Even a simple QR code can be undermined by avoidable errors.
- Linking to the wrong page — Your QR code should open the review submission form, not your Google Business Profile listing. Test it.
- Printing too small — A QR code on a receipt that is smaller than a postage stamp will not scan reliably, especially in low light.
- No call-to-action — A QR code without context looks like a random black square. Always include text explaining what it does.
- Forgetting to update — If your Google Business Profile listing changes (merges, name updates, category changes), your review link may break. Test your QR codes quarterly.
- Over-relying on one channel — QR codes are powerful but should be part of a broader review generation strategy. Combine them with SMS requests, email follow-ups, and in-person asks. Our guide on how to ask for Google reviews covers the full playbook.
- Incentivizing reviews — Never offer discounts, freebies, or rewards in exchange for scanning the QR code and leaving a review. Google's review policies prohibit incentivized reviews, and violations can result in review removal or profile suspension.
How Many Reviews Do You Actually Need?
Getting more reviews through QR codes is valuable, but how many do you need to see real results? The answer depends on your market and competition.
According to a 2025 analysis by Whitespark, the average local business in Google's Local Pack has between 80 and 150 reviews. If you are below that threshold, every new review moves the needle on your visibility. Our deep dive on how many Google reviews you need to rank breaks down the benchmarks by industry.
Reviews also impact click-through rates from search results. Research from Search Engine Journal found that businesses with 50+ reviews receive 266% more leads from their Google Business Profile than businesses with fewer than 10 reviews.
QR codes accelerate the pace at which you accumulate reviews, but consistency matters more than short bursts. A steady stream of 5-10 reviews per month signals to Google that your business is active, relevant, and trusted — which directly influences your Google Maps ranking.

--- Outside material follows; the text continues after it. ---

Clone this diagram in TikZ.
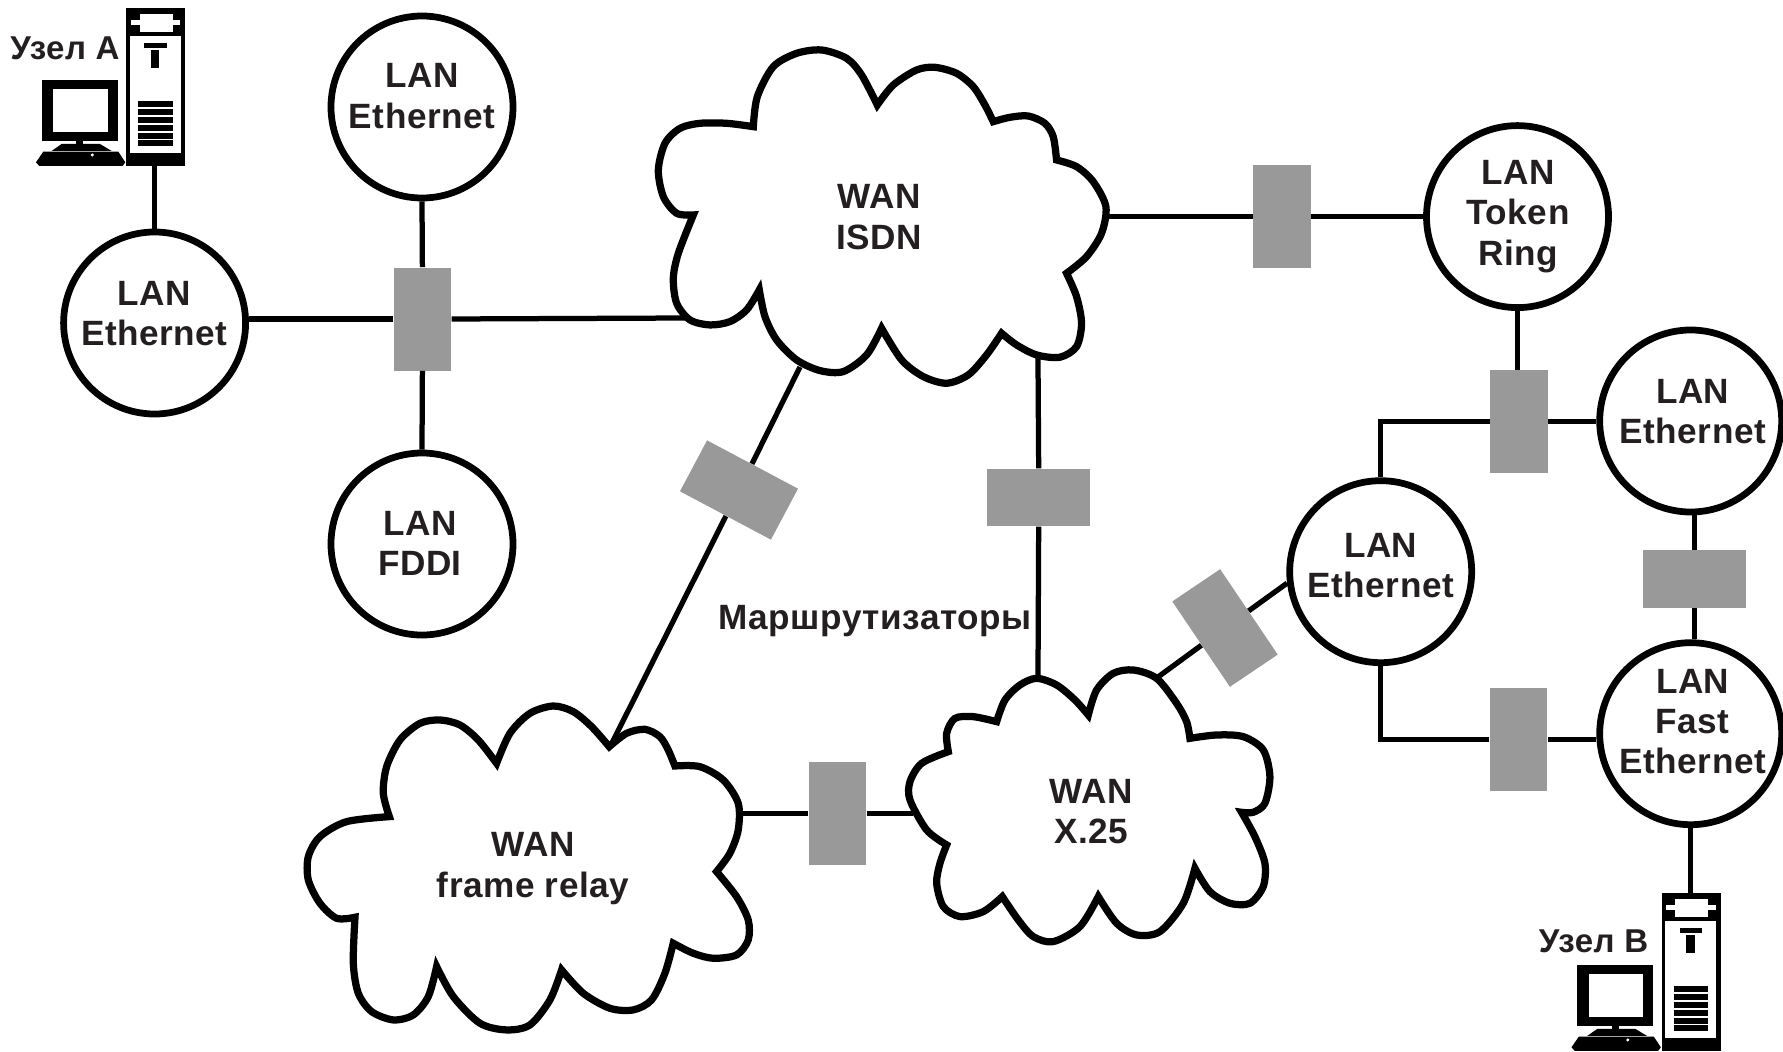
\documentclass[tikz,border=0pt]{standalone}
\usepackage{fontspec}
\setmainfont{Liberation Sans}[LetterSpace=1.5]
\usepackage{tikz}
\definecolor{routergray}{HTML}{999999}
\definecolor{inktext}{HTML}{231F20}
\tikzset{
  lan/.style={circle,draw=black,fill=white,line width=0.135cm,minimum size=3.64cm,inner sep=0pt},
  router/.style={rectangle,fill=routergray,minimum width=1.154cm,minimum height=2.06cm,inner sep=0pt},
  routerh/.style={rectangle,fill=routergray,minimum width=2.06cm,minimum height=1.154cm,inner sep=0pt},
  label/.style={text=inktext,font=\bfseries\fontsize{20}{23}\selectfont,align=center,inner sep=0pt},
  hostlabel/.style={label,font=\bfseries\fontsize{18.8}{23}\selectfont},
  link/.style={line width=0.105cm},
  cloud/.style={draw=black,fill=white,line width=0.145cm,miter limit=6},
  tower/.style={rectangle,fill=black,minimum width=1.186cm,minimum height=3.154cm,inner sep=0pt},
  zoomed/.style={x=0.03333cm,y=-0.03333cm},
  host/.pic={
    \begin{scope}[zoomed]
    \fill [white] (390,108) rectangle (543,460);
    \fill [white] (420,42) rectangle (518,97);
    \fill [white] (392,60) rectangle (541,75);
    \fill [black] (433,130) rectangle (500,143);
    \fill [black] (453,150) rectangle (478,205);
    \foreach \vent in {302,326,350,374,398,421} {
      \fill [black] (415,\vent) rectangle (518,\vent+18);
    }
    \fill [black] (125,240) rectangle (354,422);
    \fill [white] (159,267) rectangle (323,395);
    \fill [black] (229,420) rectangle (250,436);
    \fill [black] (155,453) -- (185,432) -- (300,432) -- (335,453) -- cycle;
    \fill [black] (130,455) -- (355,455) -- (376,487) -- (368,498) -- (118,498) -- (108,487) -- cycle;
    \fill [white] (277,465) circle (5);
    \end{scope}
  }
}
\begin{document}
\begin{tikzpicture}[scale=0.2]
\useasboundingbox (0,0) rectangle (178.3,-105.2);
\node [lan] (lanA) at (15.46,-32.3) {};
\node [label] (lanAtext) at (15.46,-31.35) {LAN\\Ethernet};
\node [lan] (lanB) at (42.2,-10.7) {};
\node [label] (lanBtext) at (42.2,-9.6) {LAN\\Ethernet};
\node [lan] (lanC) at (42.2,-54.4) {};
\node [label] (lanCtext) at (42,-54.35) {LAN\\FDDI};
\node [lan] (lanD) at (151.75,-21.66) {};
\node [label] (lanDtext) at (151.8,-21.65) {LAN\\Token\\Ring};
\node [lan] (lanE) at (169.07,-42.1) {};
\node [label] (lanEtext) at (169.27,-41.15) {LAN\\Ethernet};
\node [lan] (lanF) at (138.07,-57.17) {};
\node [label] (lanFtext) at (138.07,-56.55) {LAN\\Ethernet};
\node [lan] (lanG) at (169.07,-73.37) {};
\node [label] (lanGtext) at (169.27,-72.15) {LAN\\Fast\\Ethernet};
\node [router] (r1) at (42.24,-31.9) {};
\node [router] (r2) at (128.2,-21.66) {};
\node [router] (r3) at (151.88,-42.15) {};
\node [routerh] (r4) at (169.43,-57.93) {};
\node [router] (r5) at (151.85,-73.97) {};
\node [router] (r6) at (83.75,-81.36) {};
\node [routerh] (r7) at (103.87,-49.75) {};
\node [routerh,rotate=-28] (r8) at (73.9,-49) {};
\node [router,rotate=34] (r9) at (122.5,-62.8) {};
\begin{scope}[shift={(64,-3)},zoomed]
\draw [cloud] plot [smooth] coordinates {(340,290) (352,200) (400,110) (470,70) (545,60) (620,85) (665,135) (712,225)}
 -- plot [smooth] coordinates {(712,225) (760,165) (830,120) (885,112) (950,130) (1000,170) (1035,225) (1060,275)}
 -- plot [smooth] coordinates {(1060,275) (1110,262) (1165,258) (1215,280) (1240,320) (1250,390)}
 -- plot [smooth] coordinates {(1250,390) (1310,410) (1360,455) (1398,530) (1385,610) (1340,680) (1280,730)}
 -- plot [smooth] coordinates {(1280,730) (1310,800) (1325,880) (1310,950) (1260,982) (1190,975) (1130,945) (1085,910)}
 -- plot [smooth] coordinates {(1085,910) (1040,975) (985,1035) (920,1060) (850,1040) (785,990) (725,895)}
 -- plot [smooth] coordinates {(725,895) (680,975) (610,1025) (540,1022) (470,990) (410,930) (375,860) (358,780)}
 -- plot [smooth] coordinates {(358,780) (320,840) (270,875) (210,885) (150,870) (110,820) (100,745) (115,670) (160,555)}
 -- plot [smooth] coordinates {(160,555) (110,550) (70,500) (55,420) (75,340) (120,295) (180,280) (260,280) (340,290)}
 -- cycle;
\end{scope}
\begin{scope}[shift={(29,-68)},zoomed]
\draw [cloud] plot [smooth] coordinates {(298,410) (280,340) (290,260) (330,180) (390,130) (450,120) (510,135) (565,180) (620,250)}
 -- plot [smooth] coordinates {(620,250) (660,160) (720,100) (790,78) (850,95) (905,140) (958,200)}
 -- plot [smooth] coordinates {(958,200) (1010,160) (1065,148) (1110,170) (1135,210) (1155,258)}
 -- plot [smooth] coordinates {(1155,258) (1230,260) (1300,300) (1345,370) (1345,450) (1320,520) (1280,575)}
 -- plot [smooth] coordinates {(1280,575) (1340,650) (1375,720) (1375,780) (1340,825) (1270,835) (1210,820) (1150,790)}
 -- plot [smooth] coordinates {(1150,790) (1125,880) (1085,960) (1030,990) (960,985) (880,940) (815,870)}
 -- plot [smooth] coordinates {(815,870) (780,960) (720,1035) (650,1050) (570,1030) (490,950) (440,860)}
 -- plot [smooth] coordinates {(440,860) (415,950) (370,1005) (310,1020) (245,995) (205,940) (190,850) (195,712)}
 -- plot [smooth] coordinates {(195,712) (140,715) (90,670) (55,600) (55,530) (90,470) (170,425) (298,410)}
 -- cycle;
\end{scope}
\begin{scope}[shift={(89,-65)},zoomed]
\draw [cloud] plot [smooth] coordinates {(320,215) (345,150) (390,105) (440,85) (500,105) (555,150) (595,195)}
 -- plot [smooth] coordinates {(595,195) (620,120) (670,70) (730,60) (800,85) (860,160) (890,215) (900,265)}
 -- plot [smooth] coordinates {(900,265) (980,255) (1060,260) (1120,300) (1140,380) (1125,460) (1090,487) (1055,487)}
 -- plot [smooth] coordinates {(1055,487) (1095,560) (1125,640) (1120,710) (1080,760) (1020,760) (960,725) (915,655)}
 -- plot [smooth] coordinates {(915,655) (880,760) (810,845) (740,855) (680,820) (625,740)}
 -- plot [smooth] coordinates {(625,740) (570,830) (490,875) (430,860) (385,810) (337,740)}
 -- plot [smooth] coordinates {(337,740) (280,785) (210,800) (160,770) (140,700) (150,640) (170,585)}
 -- plot [smooth] coordinates {(170,585) (110,540) (60,450) (60,395) (95,340) (175,305)}
 -- plot [smooth] coordinates {(175,305) (170,250) (195,205) (250,200) (320,215)}
 -- cycle;
\end{scope}
\node [label] (wanISDN) at (87.9,-21.7) {WAN\\ISDN};
\node [label] (wanFrame) at (53.3,-86.85) {WAN\\frame relay};
\node [label] (wanX) at (109.15,-81.15) {WAN\\X.25};
\coordinate (isdnW) at (68.5,-31.8);
\coordinate (isdnE) at (110.8,-21.66);
\coordinate (isdnS) at (80,-36.7);
\coordinate (isdnB) at (103.8,-35.8);
\coordinate (frameN) at (61.2,-74.3);
\coordinate (frameE) at (74.2,-81.36);
\coordinate (xW) at (91.3,-81.36);
\coordinate (xN) at (103.8,-67.7);
\coordinate (xE) at (115.8,-67.7);
\node [tower] (hostA) at (15.57,-8.72) {};
\pic [transform shape] at (0,0) {host};
\node [tower] (hostB) at (169.12,-97.22) {};
\pic [transform shape] at (153.55,-88.5) {host};
\node [hostlabel] (nameA) at (6.5,-4.85) {Узел А};
\node [hostlabel] (nameB) at (159.35,-94.15) {Узел В};
\node [label] (routers) at (87.5,-62.1) {Маршрутизаторы};
\draw [link] (lanA.north) -- (lanA.north |- hostA.south);
\draw [link] (lanA.east |- r1.west) -- (r1.west);
\draw [link] (r1.east) -- (isdnW);
\draw [link] (lanB.south) -- (r1.north);
\draw [link] (r1.south) -- (lanC.north);
\draw [link] (isdnE) -- (r2.west);
\draw [link] (r2.east) -- (lanD.west);
\draw [link] (lanD.south) -- (lanD.south |- r3.north);
\draw [link] (r3.east) -- (lanE.west |- r3.east);
\draw [link] (r3.west) -| (lanF.north);
\draw [link] (lanE.south -| r4.north) -- (r4.north);
\draw [link] (r4.south) -- (r4.south |- lanG.north);
\draw [link] (r5.east) -- (lanG.west |- r5.east);
\draw [link] (r5.west) -| (lanF.south);
\draw [link] (lanG.south) -- (lanG.south |- hostB.north);
\draw [link] (frameE) -- (r6.west);
\draw [link] (r6.east) -- (xW);
\draw [link] (isdnB) -- (r7.north);
\draw [link] (r7.south) -- (xN);
\draw [link] (isdnS) -- (r8);
\draw [link] (r8) -- (frameN);
\draw [link] (xE) -- (r9);
\draw [link] (r9) -- (lanF.187);
\end{tikzpicture}
\end{document}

Bottom line: A Google review QR code is one of the simplest, cheapest, and most effective tools for generating more reviews from walk-in customers. It takes five minutes to create, costs nothing, and removes the friction that prevents even your happiest customers from leaving feedback. Combine QR codes with SMS and email review requests, respond to every review you receive, and monitor your reputation consistently — and you will build the kind of online presence that drives real revenue.